The senate, as before observed, consisted of sixty-one members; who, although calling themselves representatives of the nation, were but little entitled to that appellation; since they had not been elected by a majority of the people, to whom even the right of assembling was not allowed; but by the capitano, cogiabashi, or primate, of their respective town or district; who considered them as the fittest individuals to assert and defend their despotic principles, and act as their agents near government. They had rather represented, hitherto, the aristocracy of the chiefs, than the will of a free people. It cannot be denied, however, that some of the actual senators were, at heart, very good-meaning men; but their
gross ignorance, their total unacquaintance with the nature and tendency of liberal institutions, rendered them mere ciphers; and precluded them from the possibility of discharging their duties notwithstanding their best intentions. The only man among the senators, who, to talent and patriotic feelings, united the advantage of a liberal education, was
Spiro Tricoupi. The other five or six members who had received some tincture of education, retained too much of the principles of the Russian or Moldavo-Wallachian school. The imbecility of the legislature destroyed the equilibrium, which was intended to exist between it and the executive; the preponderance of the latter was unquestionable; and it exercised, in consequence, the most uncontrolled and arbitrary sway. The secret manner, in which the sittings were held, is in itself a sufficient proof of the illiberality of the views of the senators; who could not conceive, that the common people had any right to witness the manner, in which their most vital interests were treated. For form’s sake, the editor of the government newspaper was alone entitled to be present at their deliberations; but not only was he cautioned, not to publish any of the speeches; but, whenever five members thought it expedient to make the proposition, even this witness was forced to retire.

As soon as I received orders to join the headquarters at Tripolitza, I immediately put myself in march; and, taking the road along the shore, arrived at the Myli; a place so named from the mills constructed there, owing to the convenience afforded by the neighbouring Alcyonian lake, the waters of which are employed to turn them. The next morning we proceeded to Aclado Campo, a village curiously built round a conical hill, and while there the peasants
informed us of the numberless vexations, they had lately suffered from
Chagi Cristo and his Bulgarian bands.

After ascending the steep, circuitous, road over Mount Partheni, and the strong Derveni, where, a few months before, Pano Colocotrone, the Dehli Janei, and other rebels, attempted in vain to arrest the troops of government, who succeeded in turning the position, and falling unexpectedly on their backs, we descended into the dreary-looking plain of Tripolitza; and, after eight hours and a half’s march, entered the town.
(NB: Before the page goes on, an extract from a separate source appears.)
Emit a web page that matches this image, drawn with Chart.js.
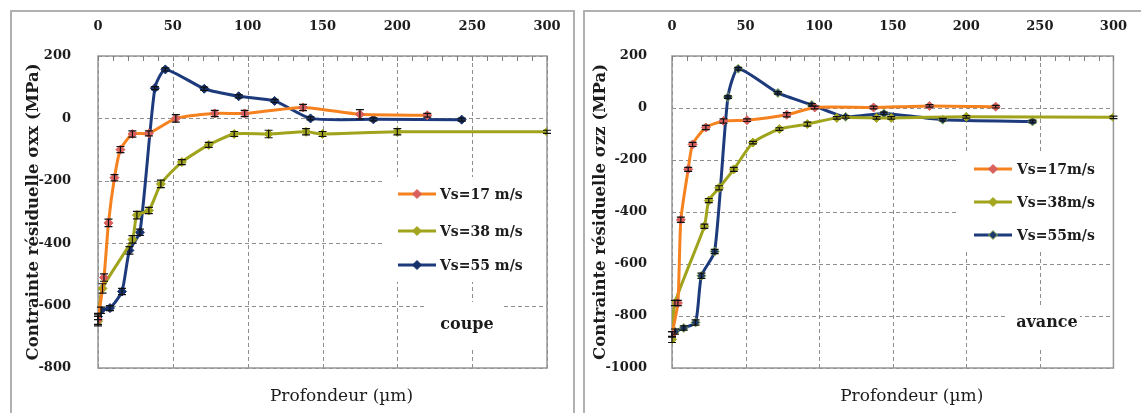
<!DOCTYPE html>
<html><head><meta charset="utf-8">
<script src="https://cdn.jsdelivr.net/npm/chart.js@4.4.0/dist/chart.umd.min.js"></script>
<style>
html,body{margin:0;padding:0;background:#fff;}
body{width:1141px;height:413px;position:relative;overflow:hidden;}
.panel{position:absolute;border:2px solid #b0b0b0;box-sizing:border-box;}
#p1{left:10px;top:10px;width:565px;height:430px;}
#p2{left:583px;top:10px;width:600px;height:430px;}
canvas{position:absolute;top:0;}
#c1{left:0;}
#c2{left:575px;}
</style></head><body>
<div class="panel" id="p1"></div><div class="panel" id="p2"></div>
<canvas id="c1" width="575" height="413"></canvas>
<canvas id="c2" width="566" height="413"></canvas>
<script>
// ---------- DATA ----------
// Depth axis ticks (µm)
const depthMin = 0, depthMax = 300, depthStep = 50, depthMinorStep = 10;

// Panel "coupe" (σxx)
const coupeX17 = [0, 4, 7, 11, 15, 23, 34, 52, 78, 98, 137, 175, 220];
const coupeY17 = [-645, -510, -335, -190, -100, -50, -48, 0, 16, 16, 35, 13, 10];
const coupeE17 = [15, 12, 12, 10, 10, 10, 8, 12, 10, 10, 10, 15, 6];

const coupeX38 = [0, 3, 23, 26, 34, 42, 56, 74, 91, 114, 139, 150, 200, 300];
const coupeY38 = [-650, -545, -388, -310, -295, -210, -140, -85, -50, -50, -43, -50, -43, -43];
const coupeE38 = [15, 15, 12, 12, 10, 12, 8, 8, 8, 12, 10, 8, 10, 5];

const coupeX55 = [0, 2, 8, 16, 21, 28, 38, 45, 71, 94, 118, 142, 184, 243];
const coupeY55 = [-635, -615, -608, -555, -423, -365, 97, 157, 95, 71, 56, 0, -3, -4];
const coupeE55 = [10, 10, 8, 10, 12, 10, 5, 5, 5, 5, 5, 5, 5, 5];

// Panel "avance" (σzz)
const avanceX17 = [0, 4, 6, 11, 14, 23, 35, 51, 78, 97, 137, 175, 220];
const avanceY17 = [-870, -750, -430, -236, -140, -75, -50, -47, -26, 2, 2, 8, 5];
const avanceE17 = [10, 10, 10, 8, 8, 8, 8, 5, 8, 5, 5, 5, 5];

const avanceX38 = [0, 2, 22, 25, 32, 42, 55, 73, 92, 112, 139, 149, 200, 300];
const avanceY38 = [-890, -750, -455, -356, -307, -236, -133, -81, -62, -38, -38, -38, -34, -36];
const avanceE38 = [12, 10, 8, 8, 8, 8, 5, 5, 8, 5, 5, 5, 5, 5];

const avanceX55 = [0, 2, 8, 16, 20, 29, 38, 45, 72, 95, 118, 144, 184, 245];
const avanceY55 = [-870, -860, -846, -825, -645, -552, 42, 151, 58, 12, -34, -21, -45, -52];
const avanceE55 = [10, 10, 8, 10, 10, 8, 5, 5, 5, 5, 5, 5, 5, 5];

const coupeLabels = ['Vs=17 m/s', 'Vs=38 m/s', 'Vs=55 m/s'];
const avanceLabels = ['Vs=17m/s', 'Vs=38m/s', 'Vs=55m/s'];

// ---------- CHARTS ----------
const SERIF = '"DejaVu Serif", "Liberation Serif", serif';
const TXT = '#1c1c1c';
const GRID = '#8e8e8e';
function pts(xs, ys) { return xs.map((x, i) => ({x: x, y: ys[i]})); }

function diamond(ctx, x, y, r) {
  ctx.beginPath();
  ctx.moveTo(x, y - r); ctx.lineTo(x + r, y); ctx.lineTo(x, y + r); ctx.lineTo(x - r, y);
  ctx.closePath(); ctx.fill(); ctx.stroke();
}

function makeChart(id, cfg) {
  const datasets = cfg.series.map(s => ({
    label: s.label,
    data: pts(s.x, s.y),
    errors: s.err,
    borderColor: s.line,
    backgroundColor: s.marker,
    pointBackgroundColor: s.marker,
    pointBorderColor: s.markerBorder,
    pointBorderWidth: 1,
    pointStyle: 'rectRot',
    pointRadius: 4.5,
    borderWidth: 3,
    tension: 0.2,
    fill: false
  }));

  const decor = {
    id: 'decor',
    beforeDatasetsDraw(chart) {
      const {ctx, chartArea: a} = chart;
      const xs = chart.scales.x, ys = chart.scales.y;
      ctx.save();
      // dashed grid lines at the major ticks
      ctx.strokeStyle = GRID; ctx.lineWidth = 1; ctx.setLineDash([4, 3]);
      xs.ticks.forEach(t => {
        const px = Math.round(xs.getPixelForValue(t.value)) + 0.5;
        ctx.beginPath(); ctx.moveTo(px, a.top); ctx.lineTo(px, a.bottom); ctx.stroke();
      });
      ys.ticks.forEach(t => {
        const py = Math.round(ys.getPixelForValue(t.value)) + 0.5;
        ctx.beginPath(); ctx.moveTo(a.left, py); ctx.lineTo(a.right, py); ctx.stroke();
      });
      ctx.setLineDash([]);
      // white boxes behind legend and panel label
      ctx.fillStyle = '#fff';
      cfg.boxes.forEach(b => ctx.fillRect(b[0], b[1], b[2] - b[0], b[3] - b[1]));
      // plot frame
      ctx.strokeStyle = '#969696'; ctx.lineWidth = 1.5;
      ctx.strokeRect(a.left, a.top, a.right - a.left, a.bottom - a.top);
      // minor tick marks along the top axis
      ctx.strokeStyle = '#808080'; ctx.lineWidth = 1;
      for (let v = depthMin; v <= depthMax; v += depthMinorStep) {
        const px = Math.round(xs.getPixelForValue(v)) + 0.5;
        ctx.beginPath(); ctx.moveTo(px, a.top); ctx.lineTo(px, a.top + 5); ctx.stroke();
      }
      ctx.restore();
    },
    afterDatasetsDraw(chart) {
      const {ctx, chartArea: a} = chart;
      const ys = chart.scales.y;
      ctx.save();
      // error bars
      ctx.strokeStyle = '#111'; ctx.lineWidth = 1.2;
      chart.data.datasets.forEach((d, di) => {
        const meta = chart.getDatasetMeta(di);
        meta.data.forEach((p, i) => {
          const v = d.data[i].y, e = d.errors[i];
          const y1 = ys.getPixelForValue(v + e), y2 = ys.getPixelForValue(v - e);
          ctx.beginPath();
          ctx.moveTo(p.x, y1); ctx.lineTo(p.x, y2);
          ctx.moveTo(p.x - 4, y1); ctx.lineTo(p.x + 4, y1);
          ctx.moveTo(p.x - 4, y2); ctx.lineTo(p.x + 4, y2);
          ctx.stroke();
        });
      });
      // legend
      const L = cfg.legend;
      cfg.series.forEach((s, i) => {
        const y = L.y[i];
        ctx.strokeStyle = s.line; ctx.lineWidth = 3;
        ctx.beginPath(); ctx.moveTo(L.x0, y); ctx.lineTo(L.x1, y); ctx.stroke();
        ctx.fillStyle = s.marker; ctx.strokeStyle = s.markerBorder; ctx.lineWidth = 1;
        diamond(ctx, (L.x0 + L.x1) / 2, y, 4.5);
        ctx.fillStyle = TXT; ctx.font = 'bold 14px ' + SERIF;
        ctx.textAlign = 'left'; ctx.textBaseline = 'middle';
        ctx.fillText(s.label, L.tx, y + 1);
      });
      // panel label
      ctx.fillStyle = TXT; ctx.font = 'bold 16px ' + SERIF;
      ctx.textAlign = 'center'; ctx.textBaseline = 'middle';
      ctx.fillText(cfg.tag, cfg.tagX, cfg.tagY);
      // x-axis title (bottom)
      ctx.font = '17px ' + SERIF;
      ctx.fillText('Profondeur (µm)', (a.left + a.right) / 2 + 19, 397);
      ctx.restore();
    }
  };

  return new Chart(document.getElementById(id), {
    type: 'line',
    data: {datasets: datasets},
    options: {
      responsive: false, animation: false, devicePixelRatio: 1,
      layout: {padding: {left: 0, right: cfg.padRight, top: 0, bottom: 45}},
      plugins: {legend: {display: false}, tooltip: {enabled: false}},
      scales: {
        x: {
          type: 'linear', position: 'top', min: depthMin, max: depthMax,
          ticks: {stepSize: depthStep, padding: 14, color: TXT, font: {family: SERIF, size: 13, weight: 'bold'}, maxRotation: 0,
                  callback: v => String(v)},
          grid: {display: false},
          border: {display: false},
          afterFit(s) { s.height = 56; }
        },
        y: {
          type: 'linear', position: 'left', min: cfg.yMin, max: cfg.yMax,
          ticks: {stepSize: 200, padding: cfg.yTickPad, color: TXT, font: {family: SERIF, size: 13, weight: 'bold'},
                  callback: v => String(v)},
          grid: {display: false},
          border: {display: false},
          title: {display: true, text: cfg.yTitle, color: TXT, font: {family: SERIF, size: 16.5, weight: 'bold'}, padding: {top: cfg.yTitlePad, bottom: 0}},
          afterFit(s) { s.width = cfg.yWidth; }
        }
      }
    },
    plugins: [decor]
  });
}

const ORANGE = {line: '#f5821f', marker: '#d9605c', markerBorder: '#d9605c'};
const OLIVE  = {line: '#a0a31c', marker: '#a3a61e', markerBorder: '#a3a61e'};
const NAVY   = {line: '#1c3a7c', marker: '#15306a', markerBorder: '#15306a'};
const NAVY2  = {line: '#1c3a7c', marker: '#1d3a6a', markerBorder: '#9bbb59'};

makeChart('c1', {
  series: [
    Object.assign({label: coupeLabels[0], x: coupeX17, y: coupeY17, err: coupeE17}, ORANGE),
    Object.assign({label: coupeLabels[1], x: coupeX38, y: coupeY38, err: coupeE38}, OLIVE),
    Object.assign({label: coupeLabels[2], x: coupeX55, y: coupeY55, err: coupeE55}, NAVY)
  ],
  yMin: -800, yMax: 200, yWidth: 98, padRight: 28, yTickPad: 19, yTitlePad: 24,
  yTitle: 'Contrainte résiduelle σxx (MPa)',
  boxes: [[382, 177, 547, 282], [425, 302, 502, 350]],
  legend: {x0: 398, x1: 436, tx: 440, y: [194, 231, 265]},
  tag: 'coupe', tagX: 467, tagY: 325
});

makeChart('c2', {
  series: [
    Object.assign({label: avanceLabels[0], x: avanceX17, y: avanceY17, err: avanceE17}, ORANGE),
    Object.assign({label: avanceLabels[1], x: avanceX38, y: avanceY38, err: avanceE38}, OLIVE),
    Object.assign({label: avanceLabels[2], x: avanceX55, y: avanceY55, err: avanceE55}, NAVY2)
  ],
  yMin: -1000, yMax: 200, yWidth: 97, padRight: 21, yTickPad: 17, yTitlePad: 16,
  yTitle: 'Contrainte résiduelle σzz (MPa)',
  boxes: [[383, 153, 545, 252], [430, 305, 505, 347]],
  legend: {x0: 399, x1: 437, tx: 442, y: [169, 202, 235]},
  tag: 'avance', tagX: 472, tagY: 323
});
</script>
</body></html>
The climate of this part of the country is very different from that of the plains, near the sea; the range of its temperature being near the same as that of the more southerly counties of England. Indeed, few countries have been more favoured by nature than the Peloponnesus; for while a portion of it gives birth to the olive, the vine, the palm, the cotton, rice, and other of the richer productions of more southern climates, other parts afford all the advantages of northern latitudes.

Tripolitza was still the largest town of Peloponnesus, though a large portion of its Turkish houses had been destroyed by the Greeks, on storming this place; where thirty thousand of their oppressors had taken refuge. For not satisfied with spilling their blood, they sought, in the fury of their revenge, to destroy even their habitations. Its walls had not suffered much from the miserable artillery of the Greeks; although they are little higher and thicker than those of a garden; and consequently not susceptible of offering the slightest resistance to a well-directed attack. From fifteen to twenty small cannons were mounted on its ill-constructed batteries.
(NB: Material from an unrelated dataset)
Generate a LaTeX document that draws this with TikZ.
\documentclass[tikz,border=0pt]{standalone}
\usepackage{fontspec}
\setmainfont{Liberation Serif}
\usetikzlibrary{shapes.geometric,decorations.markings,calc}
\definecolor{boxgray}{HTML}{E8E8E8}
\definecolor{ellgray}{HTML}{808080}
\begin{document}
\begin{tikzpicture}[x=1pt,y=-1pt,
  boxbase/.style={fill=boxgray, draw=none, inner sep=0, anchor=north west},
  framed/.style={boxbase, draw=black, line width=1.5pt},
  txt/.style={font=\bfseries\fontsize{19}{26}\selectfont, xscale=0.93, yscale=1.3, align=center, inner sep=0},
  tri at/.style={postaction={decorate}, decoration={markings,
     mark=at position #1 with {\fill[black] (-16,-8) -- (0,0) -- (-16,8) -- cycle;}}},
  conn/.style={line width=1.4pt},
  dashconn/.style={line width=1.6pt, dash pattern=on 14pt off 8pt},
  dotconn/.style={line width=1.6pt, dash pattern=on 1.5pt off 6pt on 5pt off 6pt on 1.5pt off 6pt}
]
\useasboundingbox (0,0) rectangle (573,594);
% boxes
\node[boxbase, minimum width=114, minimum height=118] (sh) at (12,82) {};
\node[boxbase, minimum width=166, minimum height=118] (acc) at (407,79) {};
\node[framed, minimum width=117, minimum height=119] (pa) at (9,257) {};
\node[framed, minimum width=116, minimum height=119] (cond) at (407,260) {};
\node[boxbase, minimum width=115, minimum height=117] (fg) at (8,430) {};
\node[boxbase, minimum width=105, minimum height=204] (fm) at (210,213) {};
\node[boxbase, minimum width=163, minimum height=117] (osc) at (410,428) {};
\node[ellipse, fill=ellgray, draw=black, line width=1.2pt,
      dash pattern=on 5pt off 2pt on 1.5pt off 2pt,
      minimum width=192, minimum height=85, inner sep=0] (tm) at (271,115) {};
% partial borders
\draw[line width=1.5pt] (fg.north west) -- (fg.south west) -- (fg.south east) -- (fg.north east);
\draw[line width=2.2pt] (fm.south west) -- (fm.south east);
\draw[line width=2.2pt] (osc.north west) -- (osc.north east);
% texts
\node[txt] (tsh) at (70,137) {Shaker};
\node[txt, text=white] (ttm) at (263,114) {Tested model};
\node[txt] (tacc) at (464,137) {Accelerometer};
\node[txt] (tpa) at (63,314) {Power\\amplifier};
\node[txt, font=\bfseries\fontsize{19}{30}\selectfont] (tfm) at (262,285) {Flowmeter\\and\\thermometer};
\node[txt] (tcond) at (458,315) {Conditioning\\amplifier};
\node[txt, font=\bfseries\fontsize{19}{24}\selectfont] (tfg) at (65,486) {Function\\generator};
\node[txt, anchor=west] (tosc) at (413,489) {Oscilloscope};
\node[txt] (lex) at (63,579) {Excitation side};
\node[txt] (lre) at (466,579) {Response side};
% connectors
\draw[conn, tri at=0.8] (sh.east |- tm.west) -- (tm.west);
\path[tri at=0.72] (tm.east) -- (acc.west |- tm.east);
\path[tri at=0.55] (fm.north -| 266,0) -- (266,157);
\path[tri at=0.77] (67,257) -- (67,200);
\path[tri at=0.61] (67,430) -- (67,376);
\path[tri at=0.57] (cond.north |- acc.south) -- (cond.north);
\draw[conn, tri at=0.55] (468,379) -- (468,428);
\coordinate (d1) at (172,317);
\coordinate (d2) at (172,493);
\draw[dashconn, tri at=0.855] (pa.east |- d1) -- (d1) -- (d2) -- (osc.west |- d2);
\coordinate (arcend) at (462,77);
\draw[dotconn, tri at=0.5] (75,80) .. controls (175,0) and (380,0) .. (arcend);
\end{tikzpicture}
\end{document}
I was here presented by Mavrocordato to Con-
duriotti, whose physiognomy proclaims him a very ordinary man, entirely deficient in the qualifications required for a leader of a nation, especially in arduous circumstances. His ignorance was extraordinary; he had merely received the education of a coarse merchant-captain, and in his life had not perhaps read any other book than the log-books of his vessels. He bore the reputation of being obstinate, revengeful, proud, and, notwithstanding his immense wealth, exceedingly greedy and parsimonious. But never did his want of capacity, or of education, appear in a more glaring light, than since the secretary of state was near him; so great was the contrast to the advantage of the latter. The weightiest, and the most insignificant, affair were equally directed by him. He alone succeeded, by his indefatigable endeavours, in putting some activity and system into the measures, that were taken against
Ibrahim; and in rousing the torpid and phlegmatic disposition of the president, who at last was persuaded to leave Tripolitza, (3d of April, O. S.) accompanied by fifteen hundred men.
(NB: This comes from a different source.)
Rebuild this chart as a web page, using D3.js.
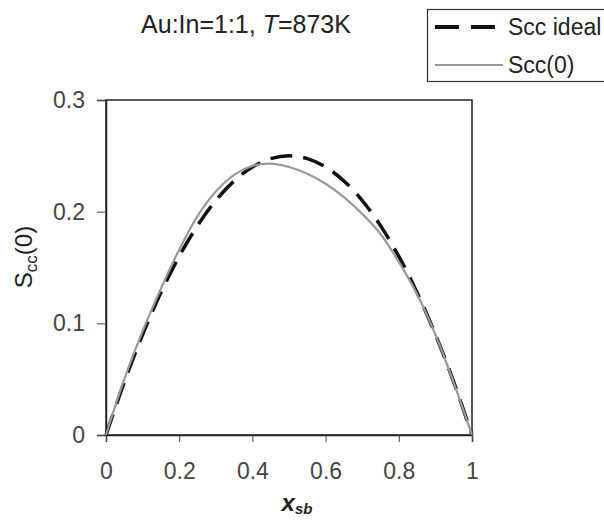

In the evening we slept at Leondari, a large village six leagues and a half distant. On the road are two very strong positions, where the approach of an enemy to Tripolitza might be prevented by a handful of resolute men. The first is the Derveni of Mount Calviero, at about two hours distance from the town; and the second at the pass of the Panagia, at two leagues and a half from Leondari. The inhabitants of this village, in order to escape the vexations of the soldiers, had, a fortnight before, deserted their houses; so that our accommodations were none of the best. Before arriving, we were not a little surprised to meet on the road Cavaliere Collegno, who was returning alone to Tripolitza. This gentleman, who had served as colonel of artillery in the Piedmontese army, had,
on his arrival in Greece, been named engineer in chief to the expedition of Patras; but on that enterprise being given up, he was ordered to penetrate into the fortress of Neocastro, with the detachment of the artillery corps, commanded by Callergi. Arrived in the neighbourhood of Old Navarino, in order to avoid being perceived by the enemy, the resolution was taken of profiting by the obscurity of night, to accomplish the design; but the march proved difficult, owing to the guides losing the road, and leading the men over a rough and trackless country. Several lost themselves, and the next day returned to Nisi, amongst whom was Cavallo Collegno, who, highly disgusted with the Greeks, had given up the idea of entering Neocastro, and had formed the resolution of quitting a situation in which he felt the impossibility of being ever useful; owing to their total want of subordination and discipline.

On meeting his friend Count Santa Rosa, he explained to him the causes of his resolution: but the urgent remonstrances and entreaties of the latter prevailed upon him to alter his mind, and he gave him a promise to follow him wherever he went.